Com os pés sobre ruínas, o CDS terá de tentar encontrar um caminho, mas, repito, o momento é único e qualquer comparação com o passado não faz sentido. A começar pela sociedade portuguesa, que está a anos-luz do que era há três décadas. O próprio país político é outro. O CDS terá de fazer o caminho das pedras num Parlamento onde está acossado. De um lado, tem o discurso reaccionário da extrema-direita representada pelo Chega. Do outro lado, é apertado pelo liberalismo da Iniciativa Liberal.
Já a posição do PSD — e a relação possível do CDS com ele — é radicalmente diferente da que foi no cavaquismo. O PSD é o segundo partido, mas teve um resultado baixo e não tem um projecto político aglutinador como foi o de Cavaco Silva. O relacionamento com o PSD é, para o CDS, um desafio complexo e insere-se na crise profunda que o centro-direita vive e no processo de transformação a que está obrigado.
O CDS, “partido do táxi”, levou uma década a recuperar, mas em circunstâncias diferentes. A crise de então caracterizou-se por um demorado processo de erosão eleitoral, depois de, em 1985, Lucas Pires ter recusado o convite de Cavaco para o CDS se apresentar às legislativas em listas conjuntas com o PSD. O resultado foi o PSD no Governo de maioria relativa e o CDSa ficar-se pelos 9,96%, descendo de 30 para 22 deputados.
Lucas Pires demite-se, mas seguem-se dez anos de mínimos eleitorais. Em 1987, Cavaco conquista a primeira maioria absoluta. Liderado por Adriano Moreira, o CDS bate no fundo, com 4,44% dos votos, e elege quatro deputados. É o “partido do táxi”. Depois da demissão de Adriano Moreira, Freitas do Amaral regressa à liderança e, em 1991, o CDS tem 4,43% e elege cinco deputados. Freitas retira-se. O partido é presidido interinamente, durante uns meses, por Adriano Moreira até ao Congresso do Altis, em Março de 1992, em que, com o apoio oficial e assumido no palco do congresso de Adriano Moreira e de Nuno Krus Abecasis, Manuel Monteiro é eleito.
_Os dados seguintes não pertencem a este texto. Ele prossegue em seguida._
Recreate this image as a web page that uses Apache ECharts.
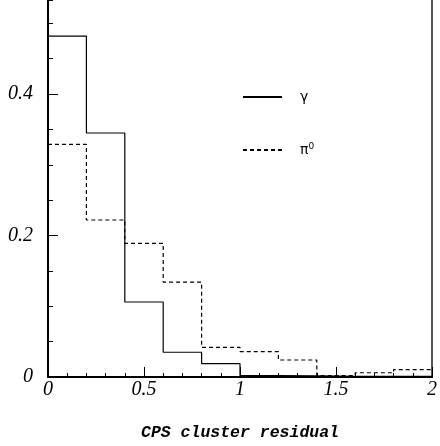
<!DOCTYPE html>
<html>
<head>
<meta charset="utf-8">
<script src="https://cdn.jsdelivr.net/npm/echarts@6/dist/echarts.min.js"></script>
<style>
  html, body { margin: 0; padding: 0; background: #fff; }
  #chart { width: 440px; height: 446px; }
</style>
</head>
<body>
<div id="chart"></div>
<script>
// Bin edges (left edges) of the residual histogram, bin width 0.2
const binEdges = [0, 0.2, 0.4, 0.6, 0.8, 1.0, 1.2, 1.4, 1.6, 1.8, 2.0];
// Normalised fractions per bin
const gammaValues = [0.482, 0.345, 0.106, 0.035, 0.019, 0.002, 0.0015, 0.001, 0.001, 0.001];
const pi0Values   = [0.329, 0.222, 0.189, 0.134, 0.042, 0.036, 0.024, 0.002, 0.006, 0.0105];
const yTickLabels = ['0', '0.2', '0.4'];
const xTickLabels = ['0', '0.5', '1', '1.5', '2'];

// step-histogram points: each bin's left edge at its value, closed at the last edge
function histPoints(vals) {
  const pts = vals.map((v, i) => [binEdges[i], v]);
  pts.push([binEdges[binEdges.length - 1], vals[vals.length - 1]]);
  return pts;
}

const Y_MAX = 0.533;
const tickFont = { fontFamily: 'Liberation Serif', fontStyle: 'italic', fontSize: 20, color: '#000' };

const chart = echarts.init(document.getElementById('chart'), null, { renderer: 'canvas' });
chart.setOption({
  backgroundColor: '#fff',
  animation: false,
  grid: { left: 48, right: 4, top: 0, bottom: 61, containLabel: false },
  legend: {
    orient: 'vertical',
    left: 242,
    top: 90,
    padding: 0,
    itemWidth: 39,
    itemHeight: 12,
    itemGap: 38,
    data: ['gamma', 'pi0'],
    itemStyle: { opacity: 0 },
    formatter: function (name) {
      return name === 'gamma' ? '{g|γ}' : '{p|π}{s|0}';
    },
    textStyle: {
      padding: [0, 0, 0, 13],
      rich: {
        g: { fontFamily: 'DejaVu Sans', fontSize: 14, color: '#000' },
        p: { fontFamily: 'DejaVu Sans', fontSize: 14, color: '#000' },
        s: { fontFamily: 'DejaVu Sans', fontSize: 9, color: '#000', verticalAlign: 'top', padding: [0, 0, 7, 0] }
      }
    }
  },
  xAxis: {
    type: 'value',
    min: 0,
    max: 2,
    interval: 0.5,
    name: 'CPS cluster residual',
    nameLocation: 'middle',
    nameGap: 47,
    nameTextStyle: { fontFamily: 'Liberation Mono', fontWeight: 'bold', fontStyle: 'italic', fontSize: 16.5, color: '#000' },
    axisLine: { show: true, lineStyle: { color: '#000', width: 2 } },
    axisTick: { show: true, inside: true, length: 10, lineStyle: { color: '#000', width: 1 } },
    minorTick: { show: true, splitNumber: 5, length: 4, lineStyle: { color: '#000', width: 1 } },
    axisLabel: Object.assign({
      margin: 3,
      showMaxLabel: true,
      formatter: function (v) {
        const i = Math.round(v / 0.5);
        return xTickLabels[i] !== undefined ? xTickLabels[i] : '';
      }
    }, tickFont),
    splitLine: { show: false }
  },
  yAxis: [
    {
      // major ticks with labels
      type: 'value',
      min: 0,
      max: Y_MAX,
      interval: 0.2,
      position: 'left',
      axisLine: { show: true, lineStyle: { color: '#000', width: 2 } },
      axisTick: { show: true, inside: true, length: 10, lineStyle: { color: '#000', width: 1 } },
      axisLabel: Object.assign({
        margin: 15,
        showMaxLabel: false,
        formatter: function (v) {
          const i = Math.round(v / 0.2);
          return Math.abs(v - i * 0.2) < 1e-6 && yTickLabels[i] !== undefined ? yTickLabels[i] : '';
        }
      }, tickFont),
      splitLine: { show: false }
    },
    {
      // minor ticks every 0.05
      type: 'value',
      min: 0,
      max: Y_MAX,
      interval: 0.05,
      position: 'left',
      offset: 0,
      axisLine: { show: false },
      axisTick: { show: true, inside: true, length: 5, lineStyle: { color: '#000', width: 1 } },
      axisLabel: { show: false },
      splitLine: { show: false }
    },
    {
      // right frame line
      type: 'value',
      min: 0,
      max: Y_MAX,
      position: 'right',
      axisLine: { show: true, lineStyle: { color: '#555', width: 2 } },
      axisTick: { show: false },
      axisLabel: { show: false },
      splitLine: { show: false }
    }
  ],
  series: [
    {
      name: 'gamma',
      type: 'line',
      step: 'end',
      yAxisIndex: 0,
      symbol: 'none',
      data: histPoints(gammaValues),
      lineStyle: { color: '#000', width: 1.2, type: 'solid' },
      itemStyle: { color: '#000' }
    },
    {
      name: 'pi0',
      type: 'line',
      step: 'end',
      yAxisIndex: 0,
      symbol: 'none',
      data: histPoints(pi0Values),
      lineStyle: { color: '#000', width: 1.2, type: [4, 3] },
      itemStyle: { color: '#000' }
    }
  ]
});
</script>
</body>
</html>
Tinha, então, 29 anos, apenas uma licenciatura em direito e o currículo político de ter sido líder da Juventude Centrista. Mas tinha um núcleo duro fortíssimo: Jorge Ferreira, Gonçalo Ribeiro da Costa, Luís Queiró, Luís Nobre Guedes e, também, o ainda não militante do CDS Paulo Portas, então director de O Independente. Além disso, a sua direcção contava com pessoas como Fernando Paes Afonso, Nogueira Simões, Rui Vieira, Manuel Queiró. E agregou personalidades como Maria José Nogueira Pinto e Nuno Fernandes Thomaz. E, questão não menor, mesmo com cinco deputados, a bancada do CDS era um escol: Adriano Moreira, Narana Coissoró, José Luís Nogueira de Brito, Girão Pereira, António Lobo Xavier.
Mais: Monteiro tinha um projecto e uma ideia de país. Assumiu um programa político-ideológico de direita nacionalista e eurocéptica que levou o CDS a recusar o Tratado de Maastricht e a ser contra a adesão ao euro, então em construção. Ensaiou técnicas de discurso populista, mas nunca pôs em causa o modelo de democracia liberal. Um projecto e uma ideia de país que refundou o CDS e o levou aos 15 deputados, em 1995.
Nas diversas e peculiarmente adversas circunstâncias actuais, quem — e com que projecto — irá dar um futuro ao CDS?